The three initiatives are open to all who are interested, and broad participation is encouraged by the initiators. In fact, the USPTO has planned a public meeting to further the projects at its offices in Alexandria, Va., on Feb. 16.
OSDL General Counsel Diane Peters said these important efforts among open-source developers, vendors, end users and government to improve patent quality will reduce potential legal threats to open source developers and businesses.
“OSDL is eager to extend its work on open-source legal initiatives to collaborate with IBM, the U.S. Patent Office and the open-source community,” Peters said. “This work will further the adoption of, and confidence in, Linux and open-source technologies.”
The Legal Question
What about the legal landscape? Will this initiative reduce potential legal threats and stimulate the adoption of open-source technologies as described by OSDL’s Peters?
From the perspective of a software developer, Mueller said the risk will be essentially the same as before. Huge numbers of software patents have already been granted, and countless new ones will be granted on an ongoing basis.
“The potential threat of patent litigation doesn’t seem to adversely affect the adoption of Linux and other open-source technologies, despite all of the efforts that Microsoft makes,” Mueller said. ” But once there is the first successful patent suit against users of Linux or another key open-sourceprogram, the situation will change fundamentally.”
The 271blog points to an irony with the use of the "patent quality index." There is a US patent (6,556,992) which claims a computer-automated method for rating or ranking patents including constructing a computer regression model based on selected patent metrics. Some of the details are discussed at http://ipbiz.blogspot.com/2006/01/ibm-proposal-to-help-patent-examiners.html.

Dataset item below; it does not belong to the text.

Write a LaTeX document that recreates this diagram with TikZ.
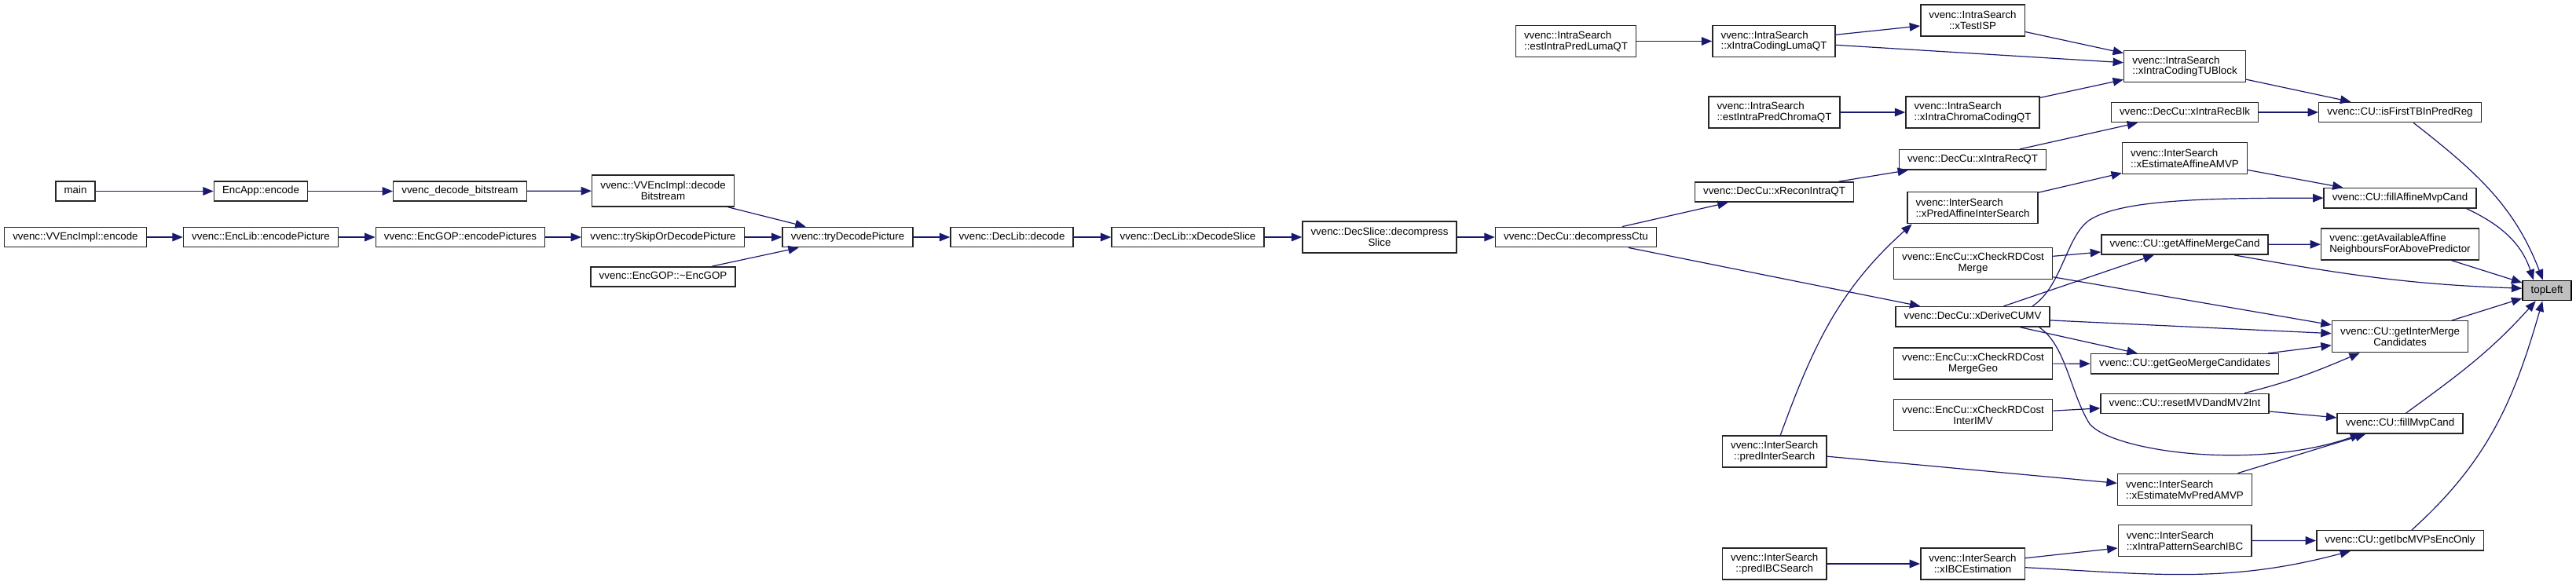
\documentclass[tikz,border=0pt]{standalone}
\usepackage{fontspec}
\setmainfont{Liberation Sans}
\usepackage{tikz}
\usetikzlibrary{arrows.meta, calc}
\definecolor{edgeblue}{HTML}{191970}
\definecolor{markgrey}{HTML}{BFBFBF}
\tikzstyle{fn} = [draw=black!85, line width=1.1pt, fill=white, inner xsep=8pt, inner ysep=3pt, font=\fontsize{10pt}{10.4pt}\selectfont]
\tikzstyle{fnone} = [fn, minimum height=19pt, text height=7.3pt, text depth=2.1pt]
\tikzstyle{fntwo} = [fn, minimum height=30pt, align=center]
\tikzstyle{fnleft} = [fn, minimum height=30pt, align=left]
\tikzstyle{call} = [draw=edgeblue, line width=0.9pt, -{Triangle[length=10pt, width=8pt]}]
\begin{document}
\begin{tikzpicture}[x=0.75pt, y=-0.75pt]
\useasboundingbox (0,0) rectangle (3279,744);
\node[fnone] (main) at (96,243.5) {main};
\node[fnone] (encapp) at (332,243.5) {EncApp::encode};
\node[fnone] (decbs) at (585.5,243.5) {vvenc\_decode\_bitstream};
\node[fnone] (implenc) at (96,302) {vvenc::VVEncImpl::encode};
\node[fnone] (libpic) at (332,302) {vvenc::EncLib::encodePicture};
\node[fnone] (goppics) at (586,302) {vvenc::EncGOP::encodePictures};
\node[fntwo] (impldec) at (844,243) {vvenc::VVEncImpl::decode\\Bitstream};
\node[fnone] (tryskip) at (844,302) {vvenc::trySkipOrDecodePicture};
\node[fnone] (gopdtor) at (844,352.5) {vvenc::EncGOP::\textasciitilde{}EncGOP};
\node[fnone] (trydec) at (1079,302) {vvenc::tryDecodePicture};
\node[fnone] (libdec) at (1288,302) {vvenc::DecLib::decode};
\node[fnone] (xdecslice) at (1512,302) {vvenc::DecLib::xDecodeSlice};
\node[fntwo] (decslice) at (1756,302) {vvenc::DecSlice::decompress\\Slice};
\node[fnone] (decctu) at (2006,302) {vvenc::DecCu::decompressCtu};
\node[fnleft] (estluma) at (2006,52.5) {vvenc::IntraSearch\\::estIntraPredLumaQT};
\node[fnleft] (codluma) at (2258,52.5) {vvenc::IntraSearch\\::xIntraCodingLumaQT};
\node[fntwo] (testisp) at (2511,26) {vvenc::IntraSearch\\::xTestISP};
\node[fnleft] (tublock) at (2781,84.5) {vvenc::IntraSearch\\::xIntraCodingTUBlock};
\node[fnleft] (estchroma) at (2258.5,143) {vvenc::IntraSearch\\::estIntraPredChromaQT};
\node[fnleft] (codchroma) at (2511,143) {vvenc::IntraSearch\\::xIntraChromaCodingQT};
\node[fnone] (recblk) at (2781,143) {vvenc::DecCu::xIntraRecBlk};
\node[fnone] (firsttb) at (3055,143) {vvenc::CU::isFirstTBInPredReg};
\node[fnone] (recqt) at (2511,203.3) {vvenc::DecCu::xIntraRecQT};
\node[fnone] (reconqt) at (2258.5,244.5) {vvenc::DecCu::xReconIntraQT};
\node[fnleft] (affamvp) at (2781,201.7) {vvenc::InterSearch\\::xEstimateAffineAMVP};
\node[fnleft] (predaff) at (2511,264.7) {vvenc::InterSearch\\::xPredAffineInterSearch};
\node[fnone] (fillaff) at (3055,252.3) {vvenc::CU::fillAffineMvpCand};
\node[fntwo] (rdmerge) at (2511.5,335.3) {vvenc::EncCu::xCheckRDCost\\Merge};
\node[fnone] (affmerge) at (2781,311.5) {vvenc::CU::getAffineMergeCand};
\node[fnleft] (availaff) at (3055,311) {vvenc::getAvailableAffine\\NeighboursForAbovePredictor};
\node[fnone] (derivemv) at (2511,403.3) {vvenc::DecCu::xDeriveCUMV};
\node[fnone, fill=markgrey, draw=black] (topleft) at (3242,370) {topLeft};
\node[fntwo] (intermerge) at (3055,428.7) {vvenc::CU::getInterMerge\\Candidates};
\node[fntwo] (rdgeo) at (2511.5,463) {vvenc::EncCu::xCheckRDCost\\MergeGeo};
\node[fnone] (geomerge) at (2781,463.3) {vvenc::CU::getGeoMergeCandidates};
\node[fntwo] (rdimv) at (2511.5,528.7) {vvenc::EncCu::xCheckRDCost\\InterIMV};
\node[fnone] (resetmvd) at (2781,514) {vvenc::CU::resetMVDandMV2Int};
\node[fnone] (fillmvp) at (3055,539.3) {vvenc::CU::fillMvpCand};
\node[fntwo] (predinter) at (2258.7,575) {vvenc::InterSearch\\::predInterSearch};
\node[fnleft] (mvpamvp) at (2781,623.3) {vvenc::InterSearch\\::xEstimateMvPredAMVP};
\node[fnleft] (patibc) at (2781,688.7) {vvenc::InterSearch\\::xIntraPatternSearchIBC};
\node[fnone] (ibcmvps) at (3055,688.3) {vvenc::CU::getIbcMVPsEncOnly};
\node[fntwo] (predibc) at (2258.7,718) {vvenc::InterSearch\\::predIBCSearch};
\node[fntwo] (ibcest) at (2511,718) {vvenc::InterSearch\\::xIBCEstimation};
\draw[call] (main) -- (encapp);
\draw[call] (encapp) -- (decbs);
\draw[call] (decbs) -- (impldec);
\draw[call] (implenc) -- (libpic);
\draw[call] (libpic) -- (goppics);
\draw[call] (goppics) -- (tryskip);
\draw[call] (impldec) -- (trydec);
\draw[call] (tryskip) -- (trydec);
\draw[call] (gopdtor) -- (trydec);
\draw[call] (trydec) -- (libdec);
\draw[call] (libdec) -- (xdecslice);
\draw[call] (xdecslice) -- (decslice);
\draw[call] (decslice) -- (decctu);
\draw[call] (decctu) -- (reconqt);
\draw[call] (decctu) -- (derivemv);
\draw[call] (estluma) -- (codluma);
\draw[call] (codluma) -- (testisp);
\draw[call] (codluma) -- (tublock);
\draw[call] (testisp) -- (tublock);
\draw[call] (estchroma) -- (codchroma);
\draw[call] (codchroma) -- (tublock);
\draw[call] (reconqt) -- (recqt);
\draw[call] (recqt) -- (recblk);
\draw[call] (tublock) -- (firsttb);
\draw[call] (recblk) -- (firsttb);
\draw[call] (firsttb) to[out=-38, in=111] (topleft);
\draw[call] (predaff) -- (affamvp);
\draw[call] (affamvp) -- (fillaff);
\draw[call] (predinter.70) to[out=70, in=-138] (predaff.-165);
\draw[call] (derivemv) -- (affmerge);
\draw[call] (derivemv.10) .. controls (2625,365) and (2630,300) .. (2660,280) .. controls (2700,255) and (2800,252) .. (fillaff);
\draw[call] (fillaff.-9.5) to[out=-25, in=108] (topleft.142);
\draw[call] (rdmerge) -- (affmerge);
\draw[call] (rdmerge) -- (intermerge);
\draw[call] (affmerge) -- (availaff);
\draw[call] (affmerge.-12) to[out=-10, in=178] (topleft.175);
\draw[call] (availaff) -- (topleft);
\draw[call] (intermerge) -- (topleft);
\draw[call] (derivemv) -- (intermerge);
\draw[call] (derivemv) -- (geomerge);
\draw[call] (rdgeo) -- (geomerge);
\draw[call] (geomerge) -- (intermerge);
\draw[call] (rdimv) -- (resetmvd);
\draw[call] (resetmvd.10.7) to[out=14, in=-157] (intermerge.-158);
\draw[call] (resetmvd) -- (fillmvp);
\draw[call] (derivemv.-9) .. controls (2630,440) and (2635,500) .. (2660,540) .. controls (2690,575) and (2870,600) .. (fillmvp.-165);
\draw[call] (mvpamvp) -- (fillmvp);
\draw[call] (predinter) -- (mvpamvp);
\draw[call] (fillmvp.60) to[out=36, in=-132] (topleft.-137);
\draw[call] (predibc) -- (ibcest);
\draw[call] (ibcest) -- (patibc);
\draw[call] (ibcest.-4) to[out=-3, in=-165] (ibcmvps.-168);
\draw[call] (patibc) -- (ibcmvps);
\draw[call] (ibcmvps.42) to[out=42, in=-106] (topleft.-113);
\end{tikzpicture}
\end{document}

Separately, a law review article by Professor Wagner published in Nov. 2005 seems to set a baseline patent grant rate of 97%, based on earlier work by Quillen and Webster, since withdrawn by those authors and otherwise called into question. Not only is the baseline perception on patent quality incorrect but also statistics from court decisions show that invalidity determinations are down. A regression analysis based on a past not reflective of present conditions is not apt to be successful.